Representation-Level Audit Reveals Bias Mitigation Success in Foundation Models
A new study analyzes how bias mitigation impacts the embedding spaces of BERT and Llama2, showing reduced gender-occupation disparities. The findings highlight measurable improvements in model fairness through representational analysis.

Researchers have conducted a representation-level audit of bias mitigation in foundation models, focusing on how these techniques reshape the embedding spaces of encoder-only (BERT) and decoder-only (Llama2) architectures. By comparing baseline and bias-mitigated variants, the study assesses shifts in associations between gender and occupation terms. The results indicate that bias mitigation effectively reduces gender-occupation disparities, leading to more neutral and balanced internal representations.
This study is significant because it provides an internal audit of model behavior through representational analysis, offering a deeper understanding of how bias mitigation techniques impact the fundamental structure of language models. The findings suggest that such techniques can lead to more equitable and fairer models, which is crucial for applications in sensitive areas like hiring, law enforcement, and healthcare.

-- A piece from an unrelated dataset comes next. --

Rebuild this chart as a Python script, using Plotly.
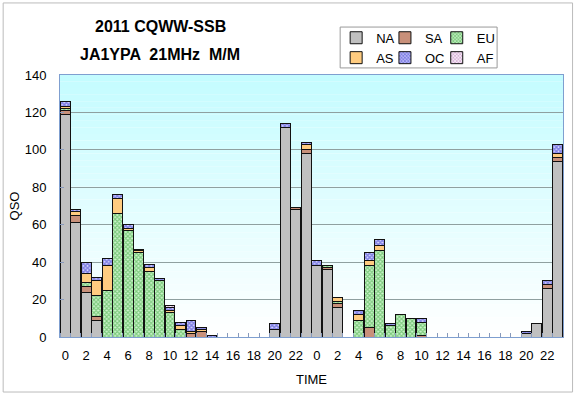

The research raises important questions about the scalability and generalizability of these findings to other models and types of biases. Future work could explore the long-term effects of bias mitigation on model performance and the potential trade-offs between fairness and other desirable properties like accuracy and robustness. Additionally, the study opens the door for further investigation into other forms of bias and their mitigation in foundation models.